··· Source data

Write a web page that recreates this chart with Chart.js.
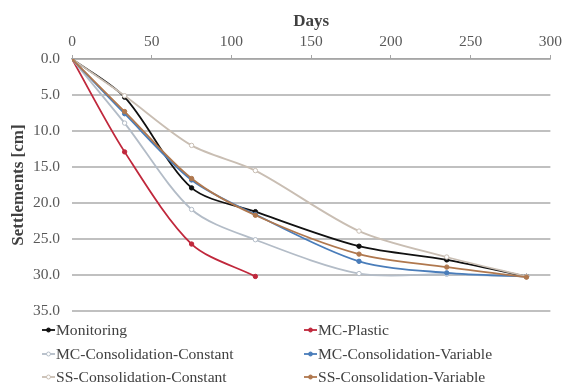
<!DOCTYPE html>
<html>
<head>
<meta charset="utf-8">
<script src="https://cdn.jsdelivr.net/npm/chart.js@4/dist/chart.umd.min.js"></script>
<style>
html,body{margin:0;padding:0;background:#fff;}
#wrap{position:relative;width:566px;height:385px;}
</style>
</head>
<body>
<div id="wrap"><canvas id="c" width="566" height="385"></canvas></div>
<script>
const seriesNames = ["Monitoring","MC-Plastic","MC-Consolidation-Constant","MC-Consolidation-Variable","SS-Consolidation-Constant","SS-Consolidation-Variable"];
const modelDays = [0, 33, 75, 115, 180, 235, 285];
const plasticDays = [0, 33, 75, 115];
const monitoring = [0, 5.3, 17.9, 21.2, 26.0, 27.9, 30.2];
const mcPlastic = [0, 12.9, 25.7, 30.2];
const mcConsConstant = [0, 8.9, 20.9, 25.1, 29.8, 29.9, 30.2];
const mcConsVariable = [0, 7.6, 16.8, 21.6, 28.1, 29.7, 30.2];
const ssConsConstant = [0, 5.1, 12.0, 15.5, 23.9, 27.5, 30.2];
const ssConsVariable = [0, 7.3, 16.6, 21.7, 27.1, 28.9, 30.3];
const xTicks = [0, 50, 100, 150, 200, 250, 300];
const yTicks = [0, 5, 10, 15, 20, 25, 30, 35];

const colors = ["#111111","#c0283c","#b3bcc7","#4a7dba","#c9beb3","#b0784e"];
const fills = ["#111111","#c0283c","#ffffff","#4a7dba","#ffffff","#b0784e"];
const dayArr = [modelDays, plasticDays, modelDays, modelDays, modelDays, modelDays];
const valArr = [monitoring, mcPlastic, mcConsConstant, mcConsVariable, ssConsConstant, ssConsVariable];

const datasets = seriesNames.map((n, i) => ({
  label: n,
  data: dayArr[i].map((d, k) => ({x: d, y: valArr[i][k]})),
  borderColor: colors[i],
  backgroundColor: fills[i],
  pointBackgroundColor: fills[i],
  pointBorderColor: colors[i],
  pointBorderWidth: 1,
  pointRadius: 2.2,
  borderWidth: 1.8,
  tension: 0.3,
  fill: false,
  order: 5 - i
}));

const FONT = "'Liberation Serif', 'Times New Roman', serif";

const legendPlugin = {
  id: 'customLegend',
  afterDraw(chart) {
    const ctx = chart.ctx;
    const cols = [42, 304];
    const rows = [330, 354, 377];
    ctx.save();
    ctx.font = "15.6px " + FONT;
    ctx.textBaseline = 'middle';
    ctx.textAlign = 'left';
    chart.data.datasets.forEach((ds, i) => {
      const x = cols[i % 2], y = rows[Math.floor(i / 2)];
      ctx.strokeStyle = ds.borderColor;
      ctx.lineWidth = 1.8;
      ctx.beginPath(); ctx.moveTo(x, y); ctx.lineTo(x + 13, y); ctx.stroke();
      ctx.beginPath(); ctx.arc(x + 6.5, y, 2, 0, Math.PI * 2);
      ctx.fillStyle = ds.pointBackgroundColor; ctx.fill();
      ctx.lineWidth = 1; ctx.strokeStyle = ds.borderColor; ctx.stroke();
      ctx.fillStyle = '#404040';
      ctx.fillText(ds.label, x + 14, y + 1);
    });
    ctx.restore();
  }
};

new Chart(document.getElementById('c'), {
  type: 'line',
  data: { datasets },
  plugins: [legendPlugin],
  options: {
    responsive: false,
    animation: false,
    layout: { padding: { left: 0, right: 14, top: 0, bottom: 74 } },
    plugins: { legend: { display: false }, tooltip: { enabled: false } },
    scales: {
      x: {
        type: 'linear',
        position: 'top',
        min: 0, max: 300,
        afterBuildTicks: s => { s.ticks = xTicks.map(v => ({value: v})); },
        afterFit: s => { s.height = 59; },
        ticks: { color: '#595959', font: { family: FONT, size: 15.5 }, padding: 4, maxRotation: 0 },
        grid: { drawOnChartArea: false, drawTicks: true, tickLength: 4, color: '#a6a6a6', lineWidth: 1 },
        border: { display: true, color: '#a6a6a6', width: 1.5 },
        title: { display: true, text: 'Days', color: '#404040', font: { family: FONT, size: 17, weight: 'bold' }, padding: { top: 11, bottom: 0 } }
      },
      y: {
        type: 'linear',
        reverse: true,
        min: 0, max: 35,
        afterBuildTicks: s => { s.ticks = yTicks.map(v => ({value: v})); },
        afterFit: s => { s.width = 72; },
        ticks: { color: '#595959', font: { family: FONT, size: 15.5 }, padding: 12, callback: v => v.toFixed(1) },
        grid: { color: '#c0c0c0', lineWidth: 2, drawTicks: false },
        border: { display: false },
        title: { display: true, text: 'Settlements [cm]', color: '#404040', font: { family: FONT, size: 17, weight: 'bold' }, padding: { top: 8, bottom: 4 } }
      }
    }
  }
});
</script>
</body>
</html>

······

Retype each line of the listing above word for word. Exclude the pictures.

Write a web page that recreates this chart with Chart.js.
<!DOCTYPE html>
<html>
<head>
<meta charset="utf-8">
<script src="https://cdn.jsdelivr.net/npm/chart.js@4/dist/chart.umd.min.js"></script>
<style>
html,body{margin:0;padding:0;background:#fff;}
#wrap{position:relative;width:566px;height:385px;}
</style>
</head>
<body>
<div id="wrap"><canvas id="c" width="566" height="385"></canvas></div>
<script>
const seriesNames = ["Monitoring","MC-Plastic","MC-Consolidation-Constant","MC-Consolidation-Variable","SS-Consolidation-Constant","SS-Consolidation-Variable"];
const modelDays = [0, 33, 75, 115, 180, 235, 285];
const plasticDays = [0, 33, 75, 115];
const monitoring = [0, 5.3, 17.9, 21.2, 26.0, 27.9, 30.2];
const mcPlastic = [0, 12.9, 25.7, 30.2];
const mcConsConstant = [0, 8.9, 20.9, 25.1, 29.8, 29.9, 30.2];
const mcConsVariable = [0, 7.6, 16.8, 21.6, 28.1, 29.7, 30.2];
const ssConsConstant = [0, 5.1, 12.0, 15.5, 23.9, 27.5, 30.2];
const ssConsVariable = [0, 7.3, 16.6, 21.7, 27.1, 28.9, 30.3];
const xTicks = [0, 50, 100, 150, 200, 250, 300];
const yTicks = [0, 5, 10, 15, 20, 25, 30, 35];

const colors = ["#111111","#c0283c","#b3bcc7","#4a7dba","#c9beb3","#b0784e"];
const fills = ["#111111","#c0283c","#ffffff","#4a7dba","#ffffff","#b0784e"];
const dayArr = [modelDays, plasticDays, modelDays, modelDays, modelDays, modelDays];
const valArr = [monitoring, mcPlastic, mcConsConstant, mcConsVariable, ssConsConstant, ssConsVariable];

const datasets = seriesNames.map((n, i) => ({
  label: n,
  data: dayArr[i].map((d, k) => ({x: d, y: valArr[i][k]})),
  borderColor: colors[i],
  backgroundColor: fills[i],
  pointBackgroundColor: fills[i],
  pointBorderColor: colors[i],
  pointBorderWidth: 1,
  pointRadius: 2.2,
  borderWidth: 1.8,
  tension: 0.3,
  fill: false,
  order: 5 - i
}));

const FONT = "'Liberation Serif', 'Times New Roman', serif";

const legendPlugin = {
  id: 'customLegend',
  afterDraw(chart) {
    const ctx = chart.ctx;
    const cols = [42, 304];
    const rows = [330, 354, 377];
    ctx.save();
    ctx.font = "15.6px " + FONT;
    ctx.textBaseline = 'middle';
    ctx.textAlign = 'left';
    chart.data.datasets.forEach((ds, i) => {
      const x = cols[i % 2], y = rows[Math.floor(i / 2)];
      ctx.strokeStyle = ds.borderColor;
      ctx.lineWidth = 1.8;
      ctx.beginPath(); ctx.moveTo(x, y); ctx.lineTo(x + 13, y); ctx.stroke();
      ctx.beginPath(); ctx.arc(x + 6.5, y, 2, 0, Math.PI * 2);
      ctx.fillStyle = ds.pointBackgroundColor; ctx.fill();
      ctx.lineWidth = 1; ctx.strokeStyle = ds.borderColor; ctx.stroke();
      ctx.fillStyle = '#404040';
      ctx.fillText(ds.label, x + 14, y + 1);
    });
    ctx.restore();
  }
};

new Chart(document.getElementById('c'), {
  type: 'line',
  data: { datasets },
  plugins: [legendPlugin],
  options: {
    responsive: false,
    animation: false,
    layout: { padding: { left: 0, right: 14, top: 0, bottom: 74 } },
    plugins: { legend: { display: false }, tooltip: { enabled: false } },
    scales: {
      x: {
        type: 'linear',
        position: 'top',
        min: 0, max: 300,
        afterBuildTicks: s => { s.ticks = xTicks.map(v => ({value: v})); },
        afterFit: s => { s.height = 59; },
        ticks: { color: '#595959', font: { family: FONT, size: 15.5 }, padding: 4, maxRotation: 0 },
        grid: { drawOnChartArea: false, drawTicks: true, tickLength: 4, color: '#a6a6a6', lineWidth: 1 },
        border: { display: true, color: '#a6a6a6', width: 1.5 },
        title: { display: true, text: 'Days', color: '#404040', font: { family: FONT, size: 17, weight: 'bold' }, padding: { top: 11, bottom: 0 } }
      },
      y: {
        type: 'linear',
        reverse: true,
        min: 0, max: 35,
        afterBuildTicks: s => { s.ticks = yTicks.map(v => ({value: v})); },
        afterFit: s => { s.width = 72; },
        ticks: { color: '#595959', font: { family: FONT, size: 15.5 }, padding: 12, callback: v => v.toFixed(1) },
        grid: { color: '#c0c0c0', lineWidth: 2, drawTicks: false },
        border: { display: false },
        title: { display: true, text: 'Settlements [cm]', color: '#404040', font: { family: FONT, size: 17, weight: 'bold' }, padding: { top: 8, bottom: 4 } }
      }
    }
  }
});
</script>
</body>
</html>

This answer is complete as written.